** Start of Input records **

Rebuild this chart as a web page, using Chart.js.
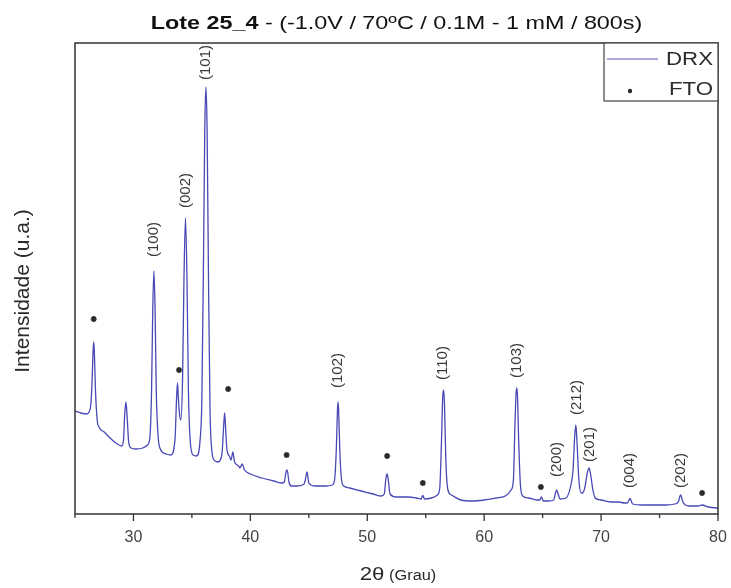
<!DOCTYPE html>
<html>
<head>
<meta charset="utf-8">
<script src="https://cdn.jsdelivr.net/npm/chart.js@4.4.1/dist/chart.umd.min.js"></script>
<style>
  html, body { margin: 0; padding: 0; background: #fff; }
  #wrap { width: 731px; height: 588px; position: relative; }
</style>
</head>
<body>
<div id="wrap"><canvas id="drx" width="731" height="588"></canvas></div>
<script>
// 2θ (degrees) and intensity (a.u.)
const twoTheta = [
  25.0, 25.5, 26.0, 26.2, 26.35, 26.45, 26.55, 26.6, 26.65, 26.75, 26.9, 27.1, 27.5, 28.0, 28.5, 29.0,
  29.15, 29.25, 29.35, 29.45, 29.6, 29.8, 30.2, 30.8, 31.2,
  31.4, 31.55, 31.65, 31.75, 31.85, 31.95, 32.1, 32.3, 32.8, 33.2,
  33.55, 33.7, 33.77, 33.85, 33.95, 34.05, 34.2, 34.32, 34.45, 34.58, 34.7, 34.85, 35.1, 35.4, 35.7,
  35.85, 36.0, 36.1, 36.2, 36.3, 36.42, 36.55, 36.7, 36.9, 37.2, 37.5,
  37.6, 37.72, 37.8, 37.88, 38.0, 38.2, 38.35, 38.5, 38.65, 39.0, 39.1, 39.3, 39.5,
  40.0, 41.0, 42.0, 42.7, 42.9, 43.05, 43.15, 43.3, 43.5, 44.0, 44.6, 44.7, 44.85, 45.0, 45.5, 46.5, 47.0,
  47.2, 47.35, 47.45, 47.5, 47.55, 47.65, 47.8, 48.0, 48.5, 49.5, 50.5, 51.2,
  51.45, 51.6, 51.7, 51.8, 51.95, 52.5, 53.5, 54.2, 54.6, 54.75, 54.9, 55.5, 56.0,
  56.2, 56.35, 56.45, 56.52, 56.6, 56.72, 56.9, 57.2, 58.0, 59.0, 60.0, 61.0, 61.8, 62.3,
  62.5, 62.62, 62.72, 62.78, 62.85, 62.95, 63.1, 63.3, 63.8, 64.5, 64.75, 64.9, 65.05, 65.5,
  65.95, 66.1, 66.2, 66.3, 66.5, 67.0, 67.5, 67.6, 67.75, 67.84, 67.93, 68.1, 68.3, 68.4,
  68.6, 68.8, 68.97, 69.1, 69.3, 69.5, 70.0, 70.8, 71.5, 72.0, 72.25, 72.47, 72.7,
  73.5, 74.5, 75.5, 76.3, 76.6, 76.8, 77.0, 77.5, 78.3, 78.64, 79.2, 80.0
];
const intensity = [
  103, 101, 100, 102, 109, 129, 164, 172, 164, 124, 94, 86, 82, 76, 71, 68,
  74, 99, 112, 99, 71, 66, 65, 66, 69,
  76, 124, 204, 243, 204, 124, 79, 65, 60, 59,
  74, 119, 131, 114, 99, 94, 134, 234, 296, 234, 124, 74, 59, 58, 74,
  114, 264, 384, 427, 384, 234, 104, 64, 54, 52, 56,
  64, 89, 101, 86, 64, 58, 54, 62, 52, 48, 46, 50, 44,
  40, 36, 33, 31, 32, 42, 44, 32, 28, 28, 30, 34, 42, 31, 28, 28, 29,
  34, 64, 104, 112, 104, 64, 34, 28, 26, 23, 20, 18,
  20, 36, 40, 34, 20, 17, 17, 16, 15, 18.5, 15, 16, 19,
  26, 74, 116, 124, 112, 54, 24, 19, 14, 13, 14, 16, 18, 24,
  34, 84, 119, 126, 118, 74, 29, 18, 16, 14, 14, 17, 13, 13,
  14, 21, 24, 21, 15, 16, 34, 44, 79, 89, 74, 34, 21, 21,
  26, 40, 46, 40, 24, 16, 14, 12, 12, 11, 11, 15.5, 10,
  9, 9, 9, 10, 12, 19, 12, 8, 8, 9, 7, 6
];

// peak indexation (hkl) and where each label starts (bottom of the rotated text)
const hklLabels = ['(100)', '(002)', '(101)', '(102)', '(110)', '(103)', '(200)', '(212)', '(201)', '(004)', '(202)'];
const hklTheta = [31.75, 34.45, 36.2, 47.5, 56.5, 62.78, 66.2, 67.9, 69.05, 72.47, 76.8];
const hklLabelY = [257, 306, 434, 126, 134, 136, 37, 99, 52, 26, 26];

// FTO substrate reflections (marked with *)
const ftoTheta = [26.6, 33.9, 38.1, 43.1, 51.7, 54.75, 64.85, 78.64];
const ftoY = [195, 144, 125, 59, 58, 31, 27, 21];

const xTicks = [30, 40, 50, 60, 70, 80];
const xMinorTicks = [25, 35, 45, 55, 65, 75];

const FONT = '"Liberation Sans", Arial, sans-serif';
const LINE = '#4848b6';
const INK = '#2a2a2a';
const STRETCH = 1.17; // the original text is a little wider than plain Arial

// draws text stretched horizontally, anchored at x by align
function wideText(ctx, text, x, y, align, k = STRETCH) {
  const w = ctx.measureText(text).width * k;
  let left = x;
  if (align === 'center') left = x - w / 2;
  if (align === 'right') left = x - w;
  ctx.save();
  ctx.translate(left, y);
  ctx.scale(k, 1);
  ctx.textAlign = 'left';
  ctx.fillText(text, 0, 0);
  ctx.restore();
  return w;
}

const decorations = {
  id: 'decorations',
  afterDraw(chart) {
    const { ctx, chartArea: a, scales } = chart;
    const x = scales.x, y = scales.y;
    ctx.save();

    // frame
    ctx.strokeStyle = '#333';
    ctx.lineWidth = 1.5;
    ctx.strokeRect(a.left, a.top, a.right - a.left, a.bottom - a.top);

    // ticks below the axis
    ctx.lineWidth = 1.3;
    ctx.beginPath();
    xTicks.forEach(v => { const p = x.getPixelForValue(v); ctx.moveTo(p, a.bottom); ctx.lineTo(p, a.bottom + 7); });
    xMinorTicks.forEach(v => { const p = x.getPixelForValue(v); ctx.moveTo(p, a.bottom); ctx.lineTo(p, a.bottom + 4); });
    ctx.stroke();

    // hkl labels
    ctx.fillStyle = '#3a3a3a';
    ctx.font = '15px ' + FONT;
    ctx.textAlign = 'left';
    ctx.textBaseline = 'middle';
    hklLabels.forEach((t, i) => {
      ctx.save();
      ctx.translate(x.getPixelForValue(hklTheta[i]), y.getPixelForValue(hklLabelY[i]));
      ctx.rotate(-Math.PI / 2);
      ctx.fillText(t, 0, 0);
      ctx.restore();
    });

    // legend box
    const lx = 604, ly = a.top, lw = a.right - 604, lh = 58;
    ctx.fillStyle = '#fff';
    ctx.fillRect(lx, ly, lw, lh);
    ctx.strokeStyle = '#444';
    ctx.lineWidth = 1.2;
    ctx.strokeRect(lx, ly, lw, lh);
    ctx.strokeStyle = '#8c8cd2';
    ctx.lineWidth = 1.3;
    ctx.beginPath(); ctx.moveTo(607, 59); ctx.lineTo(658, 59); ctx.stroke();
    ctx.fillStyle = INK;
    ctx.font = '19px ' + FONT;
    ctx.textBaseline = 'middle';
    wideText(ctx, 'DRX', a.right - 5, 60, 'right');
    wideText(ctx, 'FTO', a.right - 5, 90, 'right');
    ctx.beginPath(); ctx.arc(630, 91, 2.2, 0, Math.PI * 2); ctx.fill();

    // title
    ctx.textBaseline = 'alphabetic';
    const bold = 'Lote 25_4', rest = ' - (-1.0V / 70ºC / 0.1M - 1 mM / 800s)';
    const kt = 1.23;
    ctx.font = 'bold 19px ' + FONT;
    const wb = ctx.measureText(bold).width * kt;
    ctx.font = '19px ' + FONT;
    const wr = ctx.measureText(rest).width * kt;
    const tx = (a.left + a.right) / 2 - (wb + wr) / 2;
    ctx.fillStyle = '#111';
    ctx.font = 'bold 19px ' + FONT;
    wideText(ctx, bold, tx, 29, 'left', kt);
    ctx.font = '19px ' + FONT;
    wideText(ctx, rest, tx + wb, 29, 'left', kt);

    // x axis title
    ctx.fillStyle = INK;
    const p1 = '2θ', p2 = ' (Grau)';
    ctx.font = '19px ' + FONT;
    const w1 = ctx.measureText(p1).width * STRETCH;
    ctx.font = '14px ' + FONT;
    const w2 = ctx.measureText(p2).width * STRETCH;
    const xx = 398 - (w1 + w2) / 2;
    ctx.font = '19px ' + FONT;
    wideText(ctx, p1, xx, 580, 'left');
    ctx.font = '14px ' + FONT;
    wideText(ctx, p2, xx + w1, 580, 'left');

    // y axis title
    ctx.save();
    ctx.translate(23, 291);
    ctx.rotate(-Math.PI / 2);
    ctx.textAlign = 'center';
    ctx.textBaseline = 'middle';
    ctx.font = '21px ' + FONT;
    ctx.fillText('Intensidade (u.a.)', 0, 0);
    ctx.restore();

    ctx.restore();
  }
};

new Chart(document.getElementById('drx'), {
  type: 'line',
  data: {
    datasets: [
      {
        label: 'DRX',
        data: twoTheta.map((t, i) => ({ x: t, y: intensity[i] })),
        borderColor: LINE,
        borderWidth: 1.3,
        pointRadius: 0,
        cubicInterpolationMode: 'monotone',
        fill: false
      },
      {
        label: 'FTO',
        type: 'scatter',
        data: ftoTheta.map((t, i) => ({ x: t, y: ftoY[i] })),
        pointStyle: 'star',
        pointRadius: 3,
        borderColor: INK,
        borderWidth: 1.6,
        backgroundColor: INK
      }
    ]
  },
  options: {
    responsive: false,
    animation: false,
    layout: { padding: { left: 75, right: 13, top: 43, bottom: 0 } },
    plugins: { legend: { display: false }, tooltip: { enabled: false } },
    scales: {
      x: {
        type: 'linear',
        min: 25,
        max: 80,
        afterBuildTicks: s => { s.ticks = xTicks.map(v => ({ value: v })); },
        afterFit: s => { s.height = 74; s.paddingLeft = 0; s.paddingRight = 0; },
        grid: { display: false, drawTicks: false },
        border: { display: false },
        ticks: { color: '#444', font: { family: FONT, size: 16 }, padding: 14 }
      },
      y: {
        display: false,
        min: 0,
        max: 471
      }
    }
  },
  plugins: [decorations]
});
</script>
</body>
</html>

** End of Input records **
** Start of Input records **

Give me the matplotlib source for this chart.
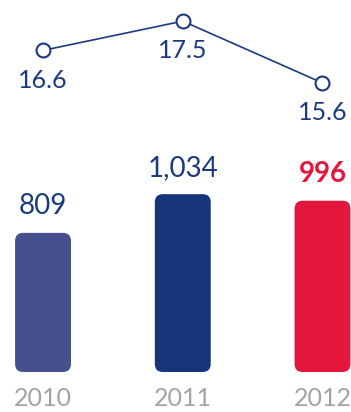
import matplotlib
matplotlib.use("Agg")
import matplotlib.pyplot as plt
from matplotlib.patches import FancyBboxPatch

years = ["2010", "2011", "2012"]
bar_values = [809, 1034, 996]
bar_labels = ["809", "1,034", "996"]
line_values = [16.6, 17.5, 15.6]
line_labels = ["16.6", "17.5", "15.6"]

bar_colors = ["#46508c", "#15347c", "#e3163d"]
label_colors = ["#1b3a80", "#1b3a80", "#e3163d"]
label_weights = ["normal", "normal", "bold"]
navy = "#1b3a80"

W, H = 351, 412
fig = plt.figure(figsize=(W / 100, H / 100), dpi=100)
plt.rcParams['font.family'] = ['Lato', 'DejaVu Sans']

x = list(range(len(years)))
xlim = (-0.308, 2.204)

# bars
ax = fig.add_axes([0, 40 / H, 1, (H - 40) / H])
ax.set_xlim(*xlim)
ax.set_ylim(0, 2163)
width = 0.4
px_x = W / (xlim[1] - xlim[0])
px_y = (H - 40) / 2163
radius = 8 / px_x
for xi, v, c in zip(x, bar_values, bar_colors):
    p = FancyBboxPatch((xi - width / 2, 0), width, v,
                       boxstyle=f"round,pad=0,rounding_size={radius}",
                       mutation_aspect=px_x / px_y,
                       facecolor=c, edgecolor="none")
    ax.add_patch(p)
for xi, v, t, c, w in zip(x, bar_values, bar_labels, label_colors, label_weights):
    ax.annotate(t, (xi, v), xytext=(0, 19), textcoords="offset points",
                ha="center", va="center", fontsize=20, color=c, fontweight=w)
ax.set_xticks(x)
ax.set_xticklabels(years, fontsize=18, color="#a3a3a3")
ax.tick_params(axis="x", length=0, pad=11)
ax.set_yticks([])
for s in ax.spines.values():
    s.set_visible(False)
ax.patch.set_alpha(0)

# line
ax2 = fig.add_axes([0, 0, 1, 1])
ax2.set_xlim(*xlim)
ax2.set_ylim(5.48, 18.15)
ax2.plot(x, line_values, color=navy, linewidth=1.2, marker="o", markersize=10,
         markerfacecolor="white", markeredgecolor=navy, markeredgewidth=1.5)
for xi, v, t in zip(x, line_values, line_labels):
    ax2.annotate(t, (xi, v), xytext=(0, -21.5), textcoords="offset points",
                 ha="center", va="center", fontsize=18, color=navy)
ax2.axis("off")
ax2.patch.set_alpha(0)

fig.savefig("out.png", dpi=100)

** End of Input records **
** Start of Input records **

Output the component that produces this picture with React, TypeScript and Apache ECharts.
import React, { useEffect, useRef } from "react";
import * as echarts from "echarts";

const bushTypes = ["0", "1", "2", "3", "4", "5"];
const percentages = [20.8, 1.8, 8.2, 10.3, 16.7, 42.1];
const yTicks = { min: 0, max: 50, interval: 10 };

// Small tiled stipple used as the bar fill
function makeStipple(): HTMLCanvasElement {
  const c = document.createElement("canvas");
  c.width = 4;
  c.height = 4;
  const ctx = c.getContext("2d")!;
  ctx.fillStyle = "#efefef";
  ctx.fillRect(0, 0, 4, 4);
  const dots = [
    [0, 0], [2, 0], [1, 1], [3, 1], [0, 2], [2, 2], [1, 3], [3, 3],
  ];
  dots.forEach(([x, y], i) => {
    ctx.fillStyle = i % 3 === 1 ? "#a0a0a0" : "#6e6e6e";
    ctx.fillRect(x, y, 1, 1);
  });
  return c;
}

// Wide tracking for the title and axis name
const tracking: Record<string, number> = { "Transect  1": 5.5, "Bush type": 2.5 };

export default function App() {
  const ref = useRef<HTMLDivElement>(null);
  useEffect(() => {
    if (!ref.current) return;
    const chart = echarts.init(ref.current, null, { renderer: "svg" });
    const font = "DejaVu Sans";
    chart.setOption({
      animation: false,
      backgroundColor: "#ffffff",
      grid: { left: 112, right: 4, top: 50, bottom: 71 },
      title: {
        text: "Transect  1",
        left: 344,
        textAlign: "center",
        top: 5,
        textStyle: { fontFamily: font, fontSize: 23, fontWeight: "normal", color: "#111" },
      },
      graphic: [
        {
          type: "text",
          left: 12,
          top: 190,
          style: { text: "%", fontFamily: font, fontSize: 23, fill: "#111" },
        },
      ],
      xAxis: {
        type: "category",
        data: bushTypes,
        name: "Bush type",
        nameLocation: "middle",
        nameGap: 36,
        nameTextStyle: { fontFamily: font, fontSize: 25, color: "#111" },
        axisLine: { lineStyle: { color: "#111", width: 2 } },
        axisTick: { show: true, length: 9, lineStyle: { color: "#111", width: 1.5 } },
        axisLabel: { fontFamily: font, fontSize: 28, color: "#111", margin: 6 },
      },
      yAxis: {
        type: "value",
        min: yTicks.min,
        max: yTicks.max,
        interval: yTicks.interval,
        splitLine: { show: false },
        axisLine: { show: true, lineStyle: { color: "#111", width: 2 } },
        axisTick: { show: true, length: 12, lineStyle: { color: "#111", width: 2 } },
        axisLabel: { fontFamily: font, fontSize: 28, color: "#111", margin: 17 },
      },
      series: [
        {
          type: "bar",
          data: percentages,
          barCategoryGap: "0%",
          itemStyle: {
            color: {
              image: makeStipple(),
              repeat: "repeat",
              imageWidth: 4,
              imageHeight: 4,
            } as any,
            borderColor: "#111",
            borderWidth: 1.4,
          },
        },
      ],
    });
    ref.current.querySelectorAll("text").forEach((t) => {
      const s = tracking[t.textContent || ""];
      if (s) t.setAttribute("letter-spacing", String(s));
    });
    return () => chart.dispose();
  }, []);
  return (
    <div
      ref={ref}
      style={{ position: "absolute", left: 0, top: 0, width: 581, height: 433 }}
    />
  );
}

** End of Input records **

Exercise prompt: In the listing above, find the line containing "Give me the matplotlib source for this chart." and the line containing "ax.patch.set_alpha(0)", then return both of them and every line between, exactly, without pictures.

Reply to the task:
Give me the matplotlib source for this chart.
import matplotlib
matplotlib.use("Agg")
import matplotlib.pyplot as plt
from matplotlib.patches import FancyBboxPatch

years = ["2010", "2011", "2012"]
bar_values = [809, 1034, 996]
bar_labels = ["809", "1,034", "996"]
line_values = [16.6, 17.5, 15.6]
line_labels = ["16.6", "17.5", "15.6"]

bar_colors = ["#46508c", "#15347c", "#e3163d"]
label_colors = ["#1b3a80", "#1b3a80", "#e3163d"]
label_weights = ["normal", "normal", "bold"]
navy = "#1b3a80"

W, H = 351, 412
fig = plt.figure(figsize=(W / 100, H / 100), dpi=100)
plt.rcParams['font.family'] = ['Lato', 'DejaVu Sans']

x = list(range(len(years)))
xlim = (-0.308, 2.204)

# bars
ax = fig.add_axes([0, 40 / H, 1, (H - 40) / H])
ax.set_xlim(*xlim)
ax.set_ylim(0, 2163)
width = 0.4
px_x = W / (xlim[1] - xlim[0])
px_y = (H - 40) / 2163
radius = 8 / px_x
for xi, v, c in zip(x, bar_values, bar_colors):
    p = FancyBboxPatch((xi - width / 2, 0), width, v,
                       boxstyle=f"round,pad=0,rounding_size={radius}",
                       mutation_aspect=px_x / px_y,
                       facecolor=c, edgecolor="none")
    ax.add_patch(p)
for xi, v, t, c, w in zip(x, bar_values, bar_labels, label_colors, label_weights):
    ax.annotate(t, (xi, v), xytext=(0, 19), textcoords="offset points",
                ha="center", va="center", fontsize=20, color=c, fontweight=w)
ax.set_xticks(x)
ax.set_xticklabels(years, fontsize=18, color="#a3a3a3")
ax.tick_params(axis="x", length=0, pad=11)
ax.set_yticks([])
for s in ax.spines.values():
    s.set_visible(False)
ax.patch.set_alpha(0)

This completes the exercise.